First, Hatch isolates the following quote, which I found very interesting.
In spite of the slow conversion of progressive ideas into the fact of history, the Dark Ages have a way of coming back. Civilization—the world of affection and reason and freedom and justice—is a luxury which must be fought for, as dangerous to possess as an oil-field or an unlucky diamond.This is an extraordinary statement: Connolly is here both anticipating the post-colonial argument that being rich in resources was actually the greatest historical tragedy for African, Asian, and Latin American lands because wherever there were resources to be exploited, the Europeans—and later the Americans—came to take them (the basic thesis of Eduardo Galeano's Open Veins of Latin America), and he's also reversing that argument, turning civilization itself into a natural resource which attracts forces of degeneration and atavism like ill luck to a cursed jewel. The whole process of empire-building, conquest and exploitation becomes a strategy for preventing that natural resource from either falling into the wrong hands or being otherwise ill-used by unappreciative, uncivilized peoples. Wow. The parallels to neoconservative "democracy" should be apparent, so I won't develop that here.
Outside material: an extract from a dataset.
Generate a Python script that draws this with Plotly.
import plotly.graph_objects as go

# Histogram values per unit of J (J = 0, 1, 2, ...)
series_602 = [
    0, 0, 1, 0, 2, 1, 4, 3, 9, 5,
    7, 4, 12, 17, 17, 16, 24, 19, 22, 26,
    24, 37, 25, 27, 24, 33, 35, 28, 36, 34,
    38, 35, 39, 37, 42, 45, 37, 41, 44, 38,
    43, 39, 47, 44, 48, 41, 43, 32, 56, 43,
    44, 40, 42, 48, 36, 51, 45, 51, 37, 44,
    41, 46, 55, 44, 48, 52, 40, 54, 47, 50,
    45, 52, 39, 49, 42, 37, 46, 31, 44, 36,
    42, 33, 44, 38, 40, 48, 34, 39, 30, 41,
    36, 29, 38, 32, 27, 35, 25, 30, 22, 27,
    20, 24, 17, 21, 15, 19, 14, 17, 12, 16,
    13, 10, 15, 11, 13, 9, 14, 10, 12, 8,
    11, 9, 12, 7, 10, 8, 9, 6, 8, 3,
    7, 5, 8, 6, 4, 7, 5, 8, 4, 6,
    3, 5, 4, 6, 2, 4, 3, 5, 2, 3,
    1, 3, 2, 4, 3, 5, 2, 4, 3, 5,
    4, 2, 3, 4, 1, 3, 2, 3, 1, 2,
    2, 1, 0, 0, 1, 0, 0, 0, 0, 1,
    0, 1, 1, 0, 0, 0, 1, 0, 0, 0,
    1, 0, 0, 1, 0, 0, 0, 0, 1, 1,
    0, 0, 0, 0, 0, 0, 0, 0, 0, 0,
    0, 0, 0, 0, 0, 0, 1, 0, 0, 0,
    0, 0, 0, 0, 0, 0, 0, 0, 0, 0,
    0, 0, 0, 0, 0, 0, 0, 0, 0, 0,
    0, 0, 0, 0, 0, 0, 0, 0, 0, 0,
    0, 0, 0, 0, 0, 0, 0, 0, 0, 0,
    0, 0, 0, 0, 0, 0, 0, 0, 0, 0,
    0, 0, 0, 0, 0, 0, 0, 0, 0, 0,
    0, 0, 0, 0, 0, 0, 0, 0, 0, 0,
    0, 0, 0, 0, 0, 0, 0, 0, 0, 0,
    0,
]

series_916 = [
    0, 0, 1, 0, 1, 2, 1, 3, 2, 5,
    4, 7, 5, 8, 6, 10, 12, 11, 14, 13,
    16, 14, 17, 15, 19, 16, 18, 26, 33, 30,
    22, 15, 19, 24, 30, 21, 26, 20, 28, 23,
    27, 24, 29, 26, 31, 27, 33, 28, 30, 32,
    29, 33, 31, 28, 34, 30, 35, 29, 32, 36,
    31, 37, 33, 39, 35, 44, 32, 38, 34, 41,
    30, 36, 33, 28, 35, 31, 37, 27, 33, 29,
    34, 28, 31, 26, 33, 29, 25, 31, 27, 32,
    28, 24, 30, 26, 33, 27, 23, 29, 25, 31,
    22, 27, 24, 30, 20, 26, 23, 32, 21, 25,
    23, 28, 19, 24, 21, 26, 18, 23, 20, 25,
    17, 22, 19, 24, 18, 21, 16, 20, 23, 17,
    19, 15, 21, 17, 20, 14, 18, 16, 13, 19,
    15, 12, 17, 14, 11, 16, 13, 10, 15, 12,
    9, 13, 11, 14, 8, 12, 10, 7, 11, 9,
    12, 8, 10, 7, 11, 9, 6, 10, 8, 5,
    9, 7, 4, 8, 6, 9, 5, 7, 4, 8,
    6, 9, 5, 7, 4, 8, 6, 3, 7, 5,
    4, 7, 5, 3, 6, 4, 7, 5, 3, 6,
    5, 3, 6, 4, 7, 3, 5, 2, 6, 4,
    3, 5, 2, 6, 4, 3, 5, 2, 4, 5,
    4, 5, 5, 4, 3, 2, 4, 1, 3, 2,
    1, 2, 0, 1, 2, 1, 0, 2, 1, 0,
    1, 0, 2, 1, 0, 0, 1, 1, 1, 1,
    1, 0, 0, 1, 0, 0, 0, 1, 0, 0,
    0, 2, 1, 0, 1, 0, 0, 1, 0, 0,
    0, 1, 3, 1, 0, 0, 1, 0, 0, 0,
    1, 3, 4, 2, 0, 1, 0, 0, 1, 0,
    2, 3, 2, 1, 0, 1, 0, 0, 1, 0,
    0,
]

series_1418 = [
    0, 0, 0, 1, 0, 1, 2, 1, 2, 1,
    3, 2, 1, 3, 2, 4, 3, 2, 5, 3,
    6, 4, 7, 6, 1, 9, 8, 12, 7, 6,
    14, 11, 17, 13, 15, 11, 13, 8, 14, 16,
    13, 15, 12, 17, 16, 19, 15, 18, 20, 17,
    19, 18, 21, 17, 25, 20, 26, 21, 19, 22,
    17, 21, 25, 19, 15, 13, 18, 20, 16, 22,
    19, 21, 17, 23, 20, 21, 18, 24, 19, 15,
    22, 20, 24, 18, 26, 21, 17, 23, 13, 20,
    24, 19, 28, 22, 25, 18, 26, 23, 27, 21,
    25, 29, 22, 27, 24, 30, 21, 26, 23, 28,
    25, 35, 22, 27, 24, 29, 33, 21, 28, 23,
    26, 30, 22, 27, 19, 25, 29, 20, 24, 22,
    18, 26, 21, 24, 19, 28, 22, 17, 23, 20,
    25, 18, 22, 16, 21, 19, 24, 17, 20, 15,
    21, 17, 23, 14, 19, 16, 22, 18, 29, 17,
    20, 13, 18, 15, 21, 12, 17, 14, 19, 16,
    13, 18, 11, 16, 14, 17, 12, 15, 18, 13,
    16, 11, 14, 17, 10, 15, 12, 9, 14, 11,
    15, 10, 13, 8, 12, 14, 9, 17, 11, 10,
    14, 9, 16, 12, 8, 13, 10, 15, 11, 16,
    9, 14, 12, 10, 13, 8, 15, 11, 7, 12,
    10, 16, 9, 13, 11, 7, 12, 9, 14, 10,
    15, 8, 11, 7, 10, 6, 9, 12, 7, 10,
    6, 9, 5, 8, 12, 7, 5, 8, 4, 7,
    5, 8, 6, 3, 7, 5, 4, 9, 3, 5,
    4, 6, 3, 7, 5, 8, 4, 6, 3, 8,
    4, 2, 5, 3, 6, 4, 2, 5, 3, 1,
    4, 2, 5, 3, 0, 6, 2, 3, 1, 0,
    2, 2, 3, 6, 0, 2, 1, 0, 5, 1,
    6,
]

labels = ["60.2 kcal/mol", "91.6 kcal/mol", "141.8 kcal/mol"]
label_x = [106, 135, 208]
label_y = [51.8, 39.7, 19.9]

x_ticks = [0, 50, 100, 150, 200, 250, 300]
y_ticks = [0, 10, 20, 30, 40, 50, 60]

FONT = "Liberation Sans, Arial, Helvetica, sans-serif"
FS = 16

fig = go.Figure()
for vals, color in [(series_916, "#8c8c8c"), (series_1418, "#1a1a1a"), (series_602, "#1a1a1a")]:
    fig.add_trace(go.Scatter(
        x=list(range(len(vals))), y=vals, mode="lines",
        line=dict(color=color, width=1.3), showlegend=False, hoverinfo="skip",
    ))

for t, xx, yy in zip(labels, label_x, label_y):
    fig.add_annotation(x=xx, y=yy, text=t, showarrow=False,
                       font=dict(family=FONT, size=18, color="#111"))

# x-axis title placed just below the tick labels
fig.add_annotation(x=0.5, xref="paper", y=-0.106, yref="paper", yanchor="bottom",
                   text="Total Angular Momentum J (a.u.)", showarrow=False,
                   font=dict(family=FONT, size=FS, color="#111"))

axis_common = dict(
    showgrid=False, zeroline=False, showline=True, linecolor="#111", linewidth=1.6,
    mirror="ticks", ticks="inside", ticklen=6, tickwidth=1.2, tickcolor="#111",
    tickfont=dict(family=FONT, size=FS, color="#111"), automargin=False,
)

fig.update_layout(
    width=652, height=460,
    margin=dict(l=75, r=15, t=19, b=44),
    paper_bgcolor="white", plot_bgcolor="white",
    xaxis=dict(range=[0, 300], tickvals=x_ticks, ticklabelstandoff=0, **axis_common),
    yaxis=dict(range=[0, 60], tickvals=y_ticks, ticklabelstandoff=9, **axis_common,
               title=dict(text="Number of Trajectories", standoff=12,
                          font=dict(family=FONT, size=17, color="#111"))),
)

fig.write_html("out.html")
But Hatch found a lot of good in Connolly, and I am intrigued by him, and by this book. The idea of organizing one's thoughts on the factors and influences which are deforming or impeding on turning one's "promise" (or "talent" or "potential" or "aptitude" as we might now call it) into concrete success is a project that sounds like it would be worthwhile for anyone to pursue (although I have my doubts that after doing so I would still find it as worthwhile—I probably would have written only, "blog less, read more," which as you can see by the recent dearth of posts, I've been trying to do). And Hatch himself updates Connolly's analysis for the blog era, focusing on the conditions that have changed since 1938 and how those changes might function either as an enemy or as a friend of promise, and how they've altered what it means to have "promise" in the first place.
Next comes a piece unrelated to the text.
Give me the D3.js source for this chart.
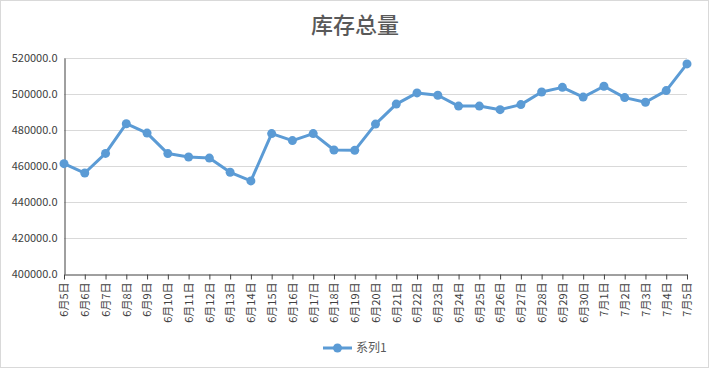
<!DOCTYPE html>
<html><head><meta charset="utf-8">
<script src="https://cdn.jsdelivr.net/npm/d3@7"></script>
<style>body{margin:0;background:#fff}svg{display:block}</style>
</head><body>
<svg id="c" width="709" height="368"></svg>
<script>
const categories = ["6月5日","6月6日","6月7日","6月8日","6月9日","6月10日","6月11日","6月12日","6月13日","6月14日","6月15日","6月16日","6月17日","6月18日","6月19日","6月20日","6月21日","6月22日","6月23日","6月24日","6月25日","6月26日","6月27日","6月28日","6月29日","6月30日","7月1日","7月2日","7月3日","7月4日","7月5日"];
const values = [461300,456100,467000,483500,478300,466900,465000,464400,456500,451700,478000,474100,478000,468900,468700,483300,494400,500600,499300,493300,493300,491300,494100,501100,503700,498300,504300,498000,495400,501900,516700];
const yTicks = [400000,420000,440000,460000,480000,500000,520000];
const title = "库存总量";
const seriesName = "系列1";

(function(){
const svg = d3.select("#c");
const W = 709, H = 368;
const font = "'Noto Sans CJK SC','Microsoft YaHei',sans-serif";
const color = "#5b9bd5";

svg.append("rect").attr("x",0.5).attr("y",0.5).attr("width",W-1).attr("height",H-1)
  .attr("fill","#fff").attr("stroke","#d9d9d9");

const pL = 64, pR = 687, pT = 58, pB = 274;
const x = d3.scalePoint().domain(categories).range([pL, pR]);
const y = d3.scaleLinear().domain([400000, 520000]).range([pB, pT]);

svg.append("g").selectAll("line").data(yTicks.filter(d=>d>400000)).join("line")
  .attr("x1", pL).attr("x2", pR).attr("y1", d=>y(d)+0.5).attr("y2", d=>y(d)+0.5)
  .attr("stroke","#d9d9d9").attr("stroke-width",1);

const ya = svg.append("g").attr("transform",`translate(${pL+0.5},0)`)
  .call(d3.axisLeft(y).tickValues(yTicks).tickFormat(d=>d3.format(".1f")(d)).tickSize(0).tickPadding(7));
ya.select(".domain").attr("stroke","#404040");
ya.selectAll("text").attr("font-family",font).attr("font-size",11).attr("fill","#404040");

const xa = svg.append("g").attr("transform",`translate(0,${pB+0.5})`)
  .call(d3.axisBottom(x).tickSize(5).tickSizeOuter(0));
xa.select(".domain").attr("stroke","#404040");
xa.selectAll(".tick line").attr("stroke","#404040");
xa.selectAll("text").attr("font-family",font).attr("font-size",11).attr("fill","#404040")
  .attr("transform","rotate(-90)").attr("text-anchor","end").attr("dy","0.35em")
  .attr("x",-8).attr("y",0);

const line = d3.line().x((d,i)=>x(categories[i])).y(d=>y(d));
svg.append("path").datum(values).attr("d",line).attr("fill","none")
  .attr("stroke",color).attr("stroke-width",3).attr("stroke-linejoin","round");
svg.append("g").selectAll("circle").data(values).join("circle")
  .attr("cx",(d,i)=>x(categories[i])).attr("cy",d=>y(d)).attr("r",4.5).attr("fill",color);

svg.append("text").attr("x",355).attr("y",33).attr("text-anchor","middle")
  .attr("font-family","'Noto Sans CJK SC',serif").attr("font-size",22).attr("font-weight",500).attr("fill","#595959").text(title);

const lg = svg.append("g");
lg.append("line").attr("x1",323).attr("x2",352).attr("y1",348).attr("y2",348).attr("stroke",color).attr("stroke-width",3);
lg.append("circle").attr("cx",337.5).attr("cy",348).attr("r",4.5).attr("fill",color);
lg.append("text").attr("x",356).attr("y",352).attr("font-family",font).attr("font-size",12).attr("fill","#595959").text(seriesName);
})();
</script>
</body></html>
Hatch's questions mostly focus on very high-level, one might almost say abstract, developments in the structure of literary production and recognition—how people get to the point where they're trying to turn their promise into practice, and how what comes out of that practice becomes known as something that has confirmed the presence of promise. (That alliteration is godawful, I know, and I swear not intentional.)
I kind of hope that Connolly's book isn't abstract after this fashion (it doesn't sound like it is); I am much more attracted to works, like Keats's letters or Henry Adams's Education, which can be said to analyze this question of promise on the level of individual choices and even temperament. I think this is the better way of going about answering these questions: the idea of "promise" calls for the individual, and not the general, case.